Interpretable Skill Prioritization for Volleyball Education via Team-Stat Modeling
DOI:
https://doi.org/10.69987/JACS.2023.30304Keywords:
Volleyball analytics, interpretable AI, skill prioritization, gradient boosting, permutation importance, SHAP, NCAA statistics, coaching curriculumAbstract
Allocating scarce training time among technical elements is a constant challenge for volleyball coaches. This study operationalizes that decision as an interpretable, data-driven ranking problem: given season-level team statistics, predict team success and quantify which skills contribute most.

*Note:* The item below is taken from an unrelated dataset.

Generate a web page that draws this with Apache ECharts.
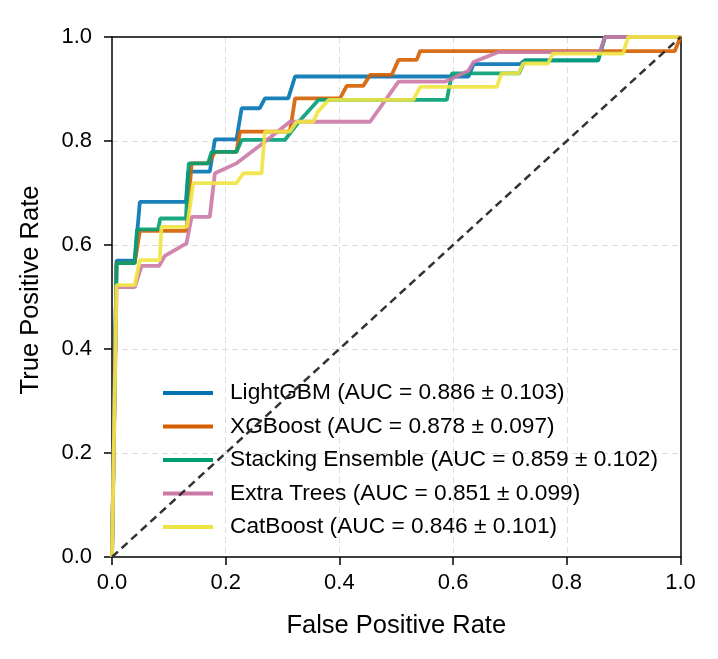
<!DOCTYPE html>
<html>
<head>
<meta charset="utf-8">
<script src="https://cdn.jsdelivr.net/npm/echarts@6/dist/echarts.min.js"></script>
<style>
html,body{margin:0;padding:0;background:#fff;}
#chart{width:718px;height:659px;}
</style>
</head>
<body>
<div id="chart"></div>
<script>
const modelNames = [
  'LightGBM (AUC = 0.886 ± 0.103)',
  'XGBoost (AUC = 0.878 ± 0.097)',
  'Stacking Ensemble (AUC = 0.859 ± 0.102)',
  'Extra Trees (AUC = 0.851 ± 0.099)',
  'CatBoost (AUC = 0.846 ± 0.101)'
];
const modelColors = ['#0072B2', '#D55E00', '#009E73', '#CC79A7', '#F0E442'];
const axisTicks = [0.0, 0.2, 0.4, 0.6, 0.8, 1.0];

const lightgbmFpr = [0, 0.008, 0.040, 0.049, 0.130, 0.134, 0.172, 0.181, 0.219, 0.228, 0.260, 0.269, 0.310, 0.322, 0.627, 0.636, 0.718, 0.726, 0.855, 0.867, 1.0];
const lightgbmTpr = [0, 0.570, 0.570, 0.683, 0.683, 0.741, 0.741, 0.803, 0.803, 0.863, 0.863, 0.882, 0.882, 0.924, 0.924, 0.948, 0.948, 0.955, 0.955, 1.0, 1.0];

const xgboostFpr = [0, 0.008, 0.040, 0.049, 0.131, 0.140, 0.169, 0.181, 0.219, 0.225, 0.313, 0.322, 0.401, 0.413, 0.442, 0.454, 0.492, 0.504, 0.536, 0.542, 0.990, 1.0];
const xgboostTpr = [0, 0.565, 0.565, 0.627, 0.627, 0.757, 0.757, 0.779, 0.779, 0.818, 0.818, 0.882, 0.882, 0.906, 0.906, 0.927, 0.927, 0.956, 0.956, 0.973, 0.973, 1.0];

const stackingFpr = [0, 0.008, 0.040, 0.044, 0.081, 0.085, 0.130, 0.135, 0.169, 0.175, 0.219, 0.228, 0.304, 0.331, 0.363, 0.589, 0.598, 0.716, 0.726, 0.855, 0.867, 1.0];
const stackingTpr = [0, 0.565, 0.565, 0.630, 0.630, 0.651, 0.651, 0.757, 0.757, 0.779, 0.779, 0.802, 0.802, 0.840, 0.879, 0.879, 0.930, 0.930, 0.955, 0.955, 1.0, 1.0];

const extraTreesFpr = [0, 0.008, 0.040, 0.052, 0.083, 0.093, 0.131, 0.140, 0.172, 0.181, 0.219, 0.266, 0.313, 0.454, 0.504, 0.586, 0.627, 0.636, 0.680, 0.858, 0.867, 1.0];
const extraTreesTpr = [0, 0.519, 0.519, 0.560, 0.560, 0.579, 0.603, 0.654, 0.654, 0.738, 0.757, 0.796, 0.837, 0.837, 0.914, 0.914, 0.935, 0.952, 0.971, 0.971, 1.0, 1.0];

const catboostFpr = [0, 0.008, 0.040, 0.049, 0.084, 0.087, 0.132, 0.143, 0.219, 0.231, 0.263, 0.269, 0.313, 0.325, 0.354, 0.362, 0.381, 0.530, 0.542, 0.677, 0.685, 0.715, 0.723, 0.767, 0.775, 0.899, 0.908, 1.0];
const catboostTpr = [0, 0.523, 0.523, 0.571, 0.571, 0.635, 0.635, 0.719, 0.719, 0.738, 0.738, 0.818, 0.818, 0.837, 0.837, 0.856, 0.879, 0.879, 0.904, 0.904, 0.930, 0.930, 0.949, 0.949, 0.968, 0.968, 1.0, 1.0];

const chanceFpr = [0, 1];
const chanceTpr = [0, 1];

const curveFpr = [lightgbmFpr, xgboostFpr, stackingFpr, extraTreesFpr, catboostFpr];
const curveTpr = [lightgbmTpr, xgboostTpr, stackingTpr, extraTreesTpr, catboostTpr];

function pairs(xs, ys) { return xs.map((x, i) => [x, ys[i]]); }

const FONT = '"Liberation Sans", Arial, Helvetica, sans-serif';
const chart = echarts.init(document.getElementById('chart'), null, {renderer: 'canvas'});

const series = modelNames.map((name, i) => ({
  name: name,
  type: 'line',
  data: pairs(curveFpr[i], curveTpr[i]),
  showSymbol: false,
  symbol: 'none',
  lineStyle: {color: modelColors[i], width: 3.8, opacity: 0.9},
  itemStyle: {color: modelColors[i]},
  z: 3 + i,
  animation: false
}));
series.push({
  name: 'chance',
  type: 'line',
  data: pairs(chanceFpr, chanceTpr),
  showSymbol: false,
  symbol: 'none',
  lineStyle: {color: '#333', width: 2.5, type: [8, 5]},
  z: 10,
  animation: false
});

const axisCommon = {
  type: 'value',
  min: 0, max: 1, interval: 0.2,
  axisLine: {show: true, onZero: false, lineStyle: {color: '#000', width: 1.5}},
  axisTick: {show: true, inside: false, length: 8, lineStyle: {color: '#000', width: 1.5}},
  splitLine: {show: true, showMinLine: false, showMaxLine: false, lineStyle: {color: '#dddddd', width: 1, type: [6, 4]}},
  axisLabel: {
    color: '#000', fontSize: 22, fontFamily: FONT,
    formatter: v => axisTicks.find(t => Math.abs(t - v) < 1e-9) !== undefined ? v.toFixed(1) : ''
  },
  nameLocation: 'middle',
  nameTextStyle: {color: '#000', fontSize: 25.5, fontFamily: FONT}
};

const frameAxis = {
  type: 'value', min: 0, max: 1, interval: 0.2,
  axisLine: {show: true, onZero: false, lineStyle: {color: '#000', width: 1.5}},
  axisTick: {show: false}, axisLabel: {show: false}, splitLine: {show: false}
};

chart.setOption({
  animation: false,
  backgroundColor: '#fff',
  grid: {left: 112, top: 37, right: 37.5, bottom: 102, containLabel: false},
  xAxis: [
    Object.assign({}, axisCommon, {
      name: 'False Positive Rate', nameGap: 56,
      axisLabel: Object.assign({}, axisCommon.axisLabel, {margin: 15})
    }),
    Object.assign({}, frameAxis, {position: 'top'})
  ],
  yAxis: [
    Object.assign({}, axisCommon, {
      name: 'True Positive Rate', nameGap: 68,
      nameTextStyle: Object.assign({}, axisCommon.nameTextStyle, {padding: [0, 0, 0, 14]}),
      axisLabel: Object.assign({}, axisCommon.axisLabel, {margin: 20})
    }),
    Object.assign({}, frameAxis, {position: 'right'})
  ],
  legend: {
    data: modelNames,
    orient: 'vertical',
    left: 158, top: 376.5,
    itemWidth: 50, itemHeight: 4,
    itemGap: 10.5,
    icon: 'rect',
    textStyle: {color: '#000', fontSize: 22.7, fontFamily: FONT, padding: [0, 0, 0, 12]},
    selectedMode: false
  },
  series: series
});
</script>
</body>
</html>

We constructed a Division I women’s volleyball team-season dataset for 2022–2023 by aggregating publicly available NCAA match statistics into per-set rates and efficiency measures (e.g., hitting percentage, opponent hitting percentage faced). The final dataset contains 344 teams with 8 skill-related predictors and the target win–loss percentage. We evaluated multiple regression models on repeated random splits. A Gradient Boosting Regressor achieved the best generalization (RMSE 0.068 ± 0.006; R² 0.887 ± 0.026). To translate prediction into coaching action, we computed global skill importance using permutation importance and SHAP values. Both methods showed high ranking stability and identical top-three priorities: suppressing opponent hitting percentage (defense), own hitting percentage (attack efficiency), and kills per set (terminal finishing). Based on these effects, we propose a teaching priority list emphasizing (1) reducing opponent efficiency via coordinated serve–block–defense, (2) raising attack efficiency, and (3) building terminal attacking capacity. The framework is reproducible, model-agnostic, and directly maps team statistics to curriculum design.